Umbria and Tuscany are, without a doubt, two of Italy’s most beautiful regions. And they have a lot in common. Both are famed for their rolling hills and vineyards, medieval hilltowns and fantastic food. They’re also right next to each other, located right in the center of Italy.
But the regions are different. (Just ask Italians who live in Umbria or Tuscany themselves: Needless to say, they have quite the rivalry with the other region!). Trying to decide whether to do a day trip or (better yet!) a longer trip to one of the two regions? Here’s some help!
Both regions have spectacular scenery…
If you’re after rolling hills and cypress trees, olive groves and sparkling lakes, medieval hilltowns and spots of thick forest, either region will do the trick.
…but if you’re looking for the sea or beaches, head to Tuscany
The one thing Umbria doesn’t have? A coastline. Umbria is land-locked, so if you’re dead set on making it to the sea, then Tuscany is your best bet. Just keep in mind that most of Tuscany’s best beaches are in the Maremma area, which is a more than 2-hour drive from Florence.
Both Umbria and Tuscany are easily reached from Florence…
By car from Florence, you can get to both Tuscany (of course) and Umbria easily. You’re in Tuscany, after all, and reaching some of Tuscany’s more beautiful countryside areas—the Chianti wine-making region, for example—takes just a half an hour’s drive. It’s a little further to get to Umbria, but still close: In an hour and a half on the road, you cross the border from Tuscany into Umbria and can be in the area of Lake Trasimeno, Chiusi, and Perugia. (On a train, Florence to Perugia takes two hours).
(By the way, don’t miss our adventure through Tuscany’s most stunning scenery, in video!).
…but Umbria is easily reached from Florence or Rome
Meanwhile, from Rome, Tuscany’s a bit farther than Umbria. It takes two hours to drive from Rome to Pitigliano, a lovely town right over the border from Lazio in Tuscany. Umbria is much closer: It takes one hour to drive to the medieval hill town of Narni, or 1 hour 15 minutes to drive to Orvieto. (On the train, both Rome to Orvieto and Rome to Narni-Amelia take as little as an hour).
If you’re planning on taking public transport around Umbria, don’t miss our post on how to travel Umbria by train and bus.
Both regions have hidden, off-the-beaten-path gems…
Don’t let friends who have traveled to Tuscany and only visited the tourism hotspots of Pisa, Florence, and San Gimignano tell you anything different: Tuscany does have medieval towns and stretches of countryside that remain unvisited by big tour buses and untrampled by tourist hordes.

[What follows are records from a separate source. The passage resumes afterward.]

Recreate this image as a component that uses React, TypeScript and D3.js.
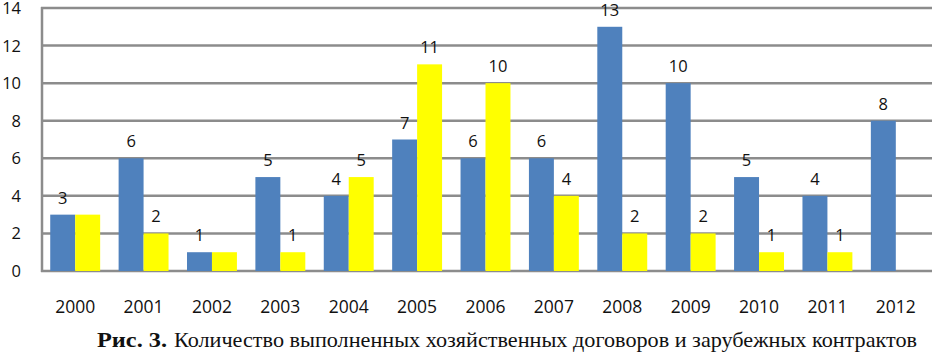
import React from 'react';
import * as d3 from 'd3';

// years on the x axis
const years = ['2000', '2001', '2002', '2003', '2004', '2005', '2006', '2007', '2008', '2009', '2010', '2011', '2012'];
// хозяйственные договоры (blue)
const contracts = [3, 6, 1, 5, 4, 7, 6, 6, 13, 10, 5, 4, 8];
// зарубежные контракты (yellow), none for 2012
const foreign: (number | null)[] = [3, 2, 1, 1, 5, 11, 10, 4, 2, 2, 1, 1, null];
const yTicks = [0, 2, 4, 6, 8, 10, 12, 14];
const captionHead = 'Рис. 3.';
const captionBody = 'Количество выполненных хозяйственных договоров и зарубежных контрактов';

const W = 932;
const H = 355;
const BLUE = '#4f81bd';
const YELLOW = '#ffff00';
const GRID = '#8c8c8c';
const labelFont = '"Open Sans", "DejaVu Sans", sans-serif';
const serif = '"Liberation Serif", "DejaVu Serif", serif';

export default function App() {
  const x = d3.scaleBand<string>()
    .domain(years)
    .range([41, 930])
    .paddingInner(0.27)
    .paddingOuter(0.135);

  const inner = d3.scaleBand<string>()
    .domain(['a', 'b'])
    .range([0, x.bandwidth()]);

  const y = d3.scaleLinear()
    .domain([0, 14])
    .range([271, 8]);

  const bars = years.map((yr, i) => {
    const x0 = x(yr) as number;
    const a = contracts[i];
    const b = foreign[i];
    return (
      <g key={yr}>
        <rect x={x0 + (inner('a') as number)} y={y(a)} width={inner.bandwidth()} height={y(0) - y(a)} fill={BLUE} />
        <text x={x0 + (inner('a') as number) + inner.bandwidth() / 2} y={y(a) - 11}
          textAnchor="middle" fontSize={16.5} fontFamily={labelFont} fill="#111">{a}</text>
        {b != null && (
          <rect x={x0 + (inner('b') as number)} y={y(b)} width={inner.bandwidth()} height={y(0) - y(b)} fill={YELLOW} />
        )}
        {/* Excel drops the yellow label where it would sit on top of the blue one */}
        {b != null && b !== a && (
          <text x={x0 + (inner('b') as number) + inner.bandwidth() / 2} y={y(b) - 11}
            textAnchor="middle" fontSize={16.5} fontFamily={labelFont} fill="#111">{b}</text>
        )}
      </g>
    );
  });

  return (
    <svg width={W} height={H} style={{ position: 'absolute', left: 0, top: 0, background: '#fff' }}>
      <rect width={W} height={H} fill="#fff" />
      <g>
        {yTicks.map((t) => (
          <g key={t}>
            <line x1={41} x2={W} y1={y(t)} y2={y(t)} stroke={GRID} strokeWidth={2.5} />
            <text x={21} y={y(t) + 6} textAnchor="end" fontSize={16.5} fontFamily={labelFont} fill="#111">{t}</text>
          </g>
        ))}
        <line x1={42} x2={42} y1={y(14) - 1} y2={y(0) + 1} stroke={GRID} strokeWidth={2.5} />
      </g>
      {bars}
      <g>
        {years.map((yr) => (
          <text key={yr} x={(x(yr) as number) + x.bandwidth() / 2} y={313} textAnchor="middle"
            fontSize={17.5} fontFamily={labelFont} fill="#111">{yr}</text>
        ))}
      </g>
      <text x={97} y={347} fontSize={21} fontWeight="bold" fontFamily={serif} fill="#111"
        textLength={70} lengthAdjust="spacingAndGlyphs">{captionHead}</text>
      <text x={174} y={347} fontSize={21} fontFamily={serif} fill="#111"
        textLength={743} lengthAdjust="spacingAndGlyphs">{captionBody}</text>
    </svg>
  );
}
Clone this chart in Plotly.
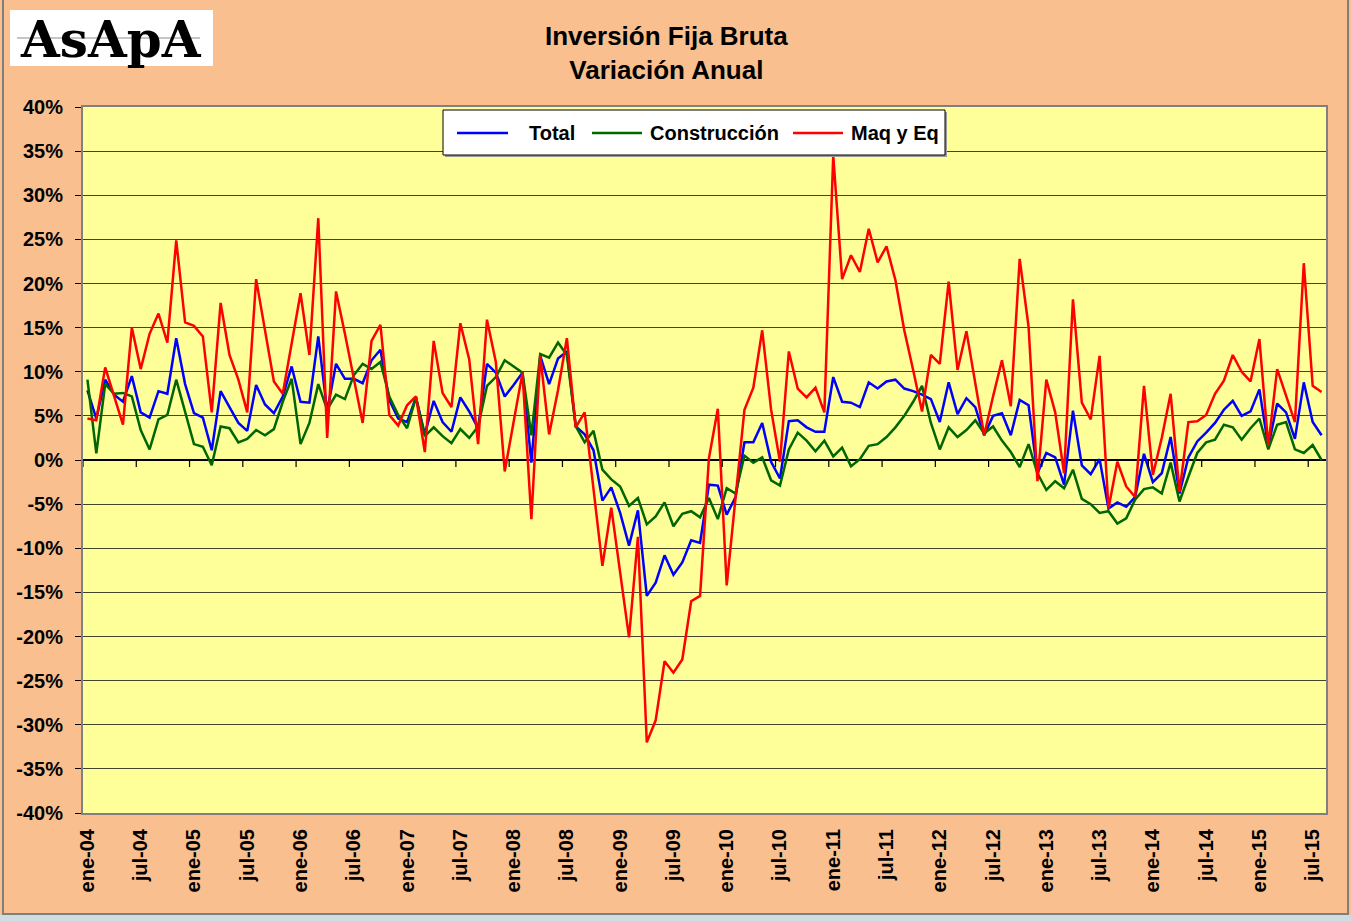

…but Umbria may have more of them
Because Umbria is less famous than Tuscany, though, there are more of these off-the-beaten-path gems in Umbria. Where Tuscany’s most beautiful towns and rural areas have become famous—and, therefore, more touristy—Umbria’s best offerings remain little-known. Like Spoleto, Spello, Todi, Montefalco, Norcia, Narni, Amelia, Bevagna, even Perugia. And that’s not to mention all of the really tiny towns that receive no tourism whatsoever, towns that you discover simply by driving around the countryside.
You can find deals in Umbria or Tuscany…
Especially if you do go off the beaten path.
…but, in general, Umbria is cheaper
There’s less tourism in Umbria (although the region is getting more popular all the time), so most things, from eating out to staying at a villa or agriturismo, will cost you less than it would at its Tuscan equivalent.
Umbria and Tuscany both produce excellent wines…
Although it’s a much smaller region, Umbria produces some great wines, like the world-renowned Sagrantino wines or its DOC-protected Orvieto wines.
…but Tuscany produces more, and has some of Italy’s most famous wines
If you’re determined to try Italy’s most famous labels, then Tuscany is your best bet. Tuscany has the most famous, and established, labels. After the Veneto and Piedmont, Tuscany produces Italy’s highest number of DOC/DOCG wines, and wine country is spread throughout the whole region. Which wines are produced in Tuscany? Chianti, Brunello di Montalcino, Vino Nobile di Montepulciano, and Vin Santo are some of the big guys, not to mention the Super Tuscans—wines that are considered some of Italy’s best, but don’t follow the restrictions that govern DOC or DOCG-protected labels.
Still unsure which region to choose? Why not visit both?
After all, they are right next to each other. And they each have a lot to offer!